Wayne Gerson is a former superintendent of schools of Dresden School District in New Hampshire. In an op-ed for the Valley News, he looked at how New Hampshire’s new laws against “divisive concepts” in the classroom can be expected to play out.
Despite the protests of advocates of public education and free speech, New Hampshire’s “divisive concepts” legislation will go into effect this fall. To implement the law, Commissioner of Education Frank Edelblut will issue a technical advisory for administrators and school boards, an advisory that he states “will aim to delineate exactly how the new teaching prohibitions will apply in the classroom.”
I do not believe it is possible to develop an exact delineation of “divisive concepts.” Instead, the definition of “divisive concepts” will emerge from a succession of appeals to administrators and school boards by parents and “concerned citizens” who are uncomfortable with some element of a school’s curriculum or operations.
Three examples illustrate how I believe the definition of “divisive concepts” will emerge, examples that show how this incremental process will affect school boards, school administrators and especially classroom teachers.
Relentless records requests
A Fox News report by Joshua Nelson in early June offers a preview of what lies ahead for school boards in New Hampshire. The report described Rhode Island parent Nicole Solas’ appearance on Fox and Friends during which she recounted her efforts to find evidence that her kindergarten-age child was being exposed to “anything with gender theory or anti-racism.”

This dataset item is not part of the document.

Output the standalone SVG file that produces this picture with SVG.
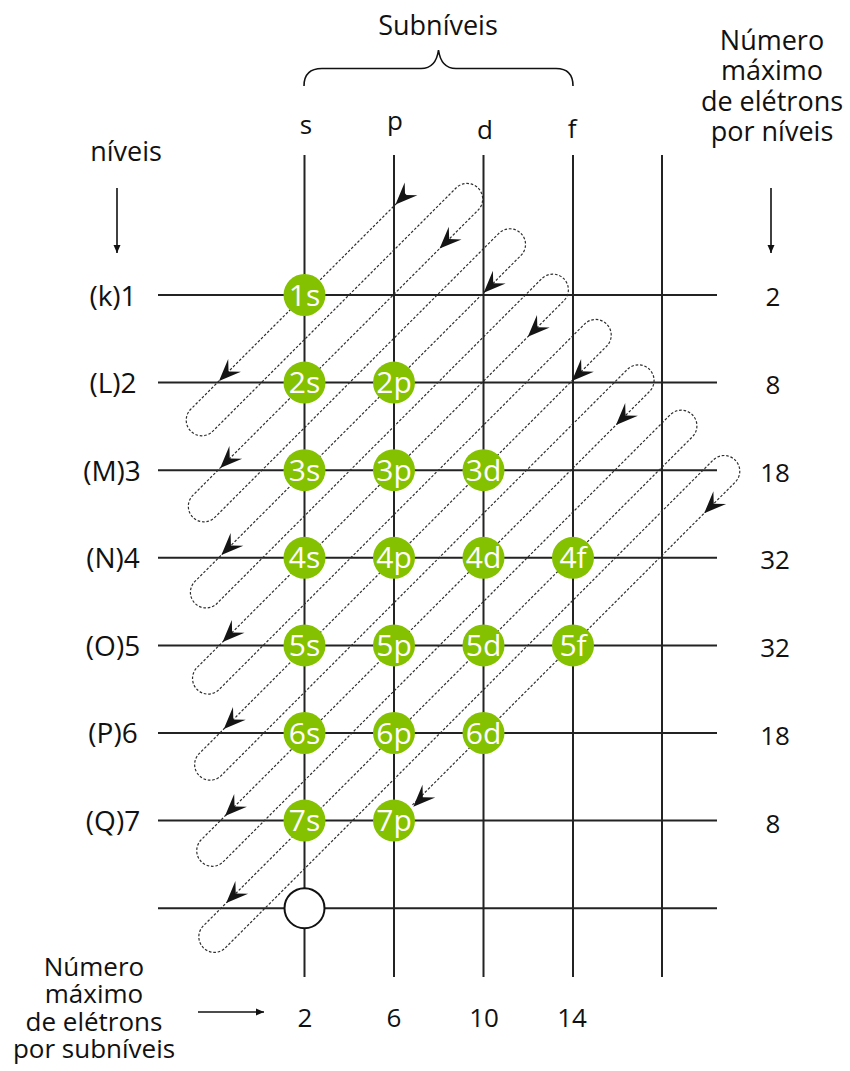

She called the principal who told her that they refrained “from using gendered terminology in general terms of anti-racism.” She also learned that kids in kindergarten were asked “what could have been done differently at Thanksgiving?” which struck her “as a way to shame children for their American heritage.”
Solas then sought to see the curriculum for herself. To do so, she had to submit a public records request. Upon receiving some information, Solas said she “did not see any evidence of gender theory or anti-racism” but knew that it was being taught to students. She told the Fox and Friends hosts that she was continuing to use the records request system to seek answers to more of her questions, but the school district was scheduled to meet about possible legal action over her request.
This kind of pushback from an elected board seems indefensible, but what Fox News didn’t report was that Solas had filed 160 public information requests that cost the district more than $10,000 to retrieve and print.
Book banning
A personal experience I had more than 20 years ago in Wappingers, N.Y., illustrates how the assignment of a controversial book can impact administrators.
A lone parent in the school district was upset with a book a high school teacher assigned in her daughter’s class, Bless Me Ultima, by Rudolfo Anaya. During the citizen participation portion of a school board’s meeting, the parent read a page from the book that she found particularly disgusting, a page that was full of profanity and sexual innuendos which, when taken out of context, seemed needlessly vulgar.
After her reading, she demanded that the board immediately take this book off the reading list and out of the library.
Targeting teachers
Teachers, though, are affected most by the legislation. A recent New York Times article described the experience of Justine Ang Fonte, a health and wellness teacher at Dalton School. Fonte, described in the Times headline as a “sex educator,” accepted an offer this past May to teach two Zoom sessions on “pornography literacy and consent” to 120 juniors and seniors at a Columbia Grammar and Preparatory School on the Upper West Side. Following the class, two anonymous parents complained about the content of the lessons.
Then, the Times reported: “About a week later, she woke up to find herself featured in The New York Post: ‘Students and parents reel after class on “porn literacy,” ’ said the headline. That story was followed by another soon after: ‘Dalton parents enraged over “masturbation” videos for first graders.’ The articles included screen shots from Ms. Fonte’s lessons, a possibility in the Zoom-classroom world.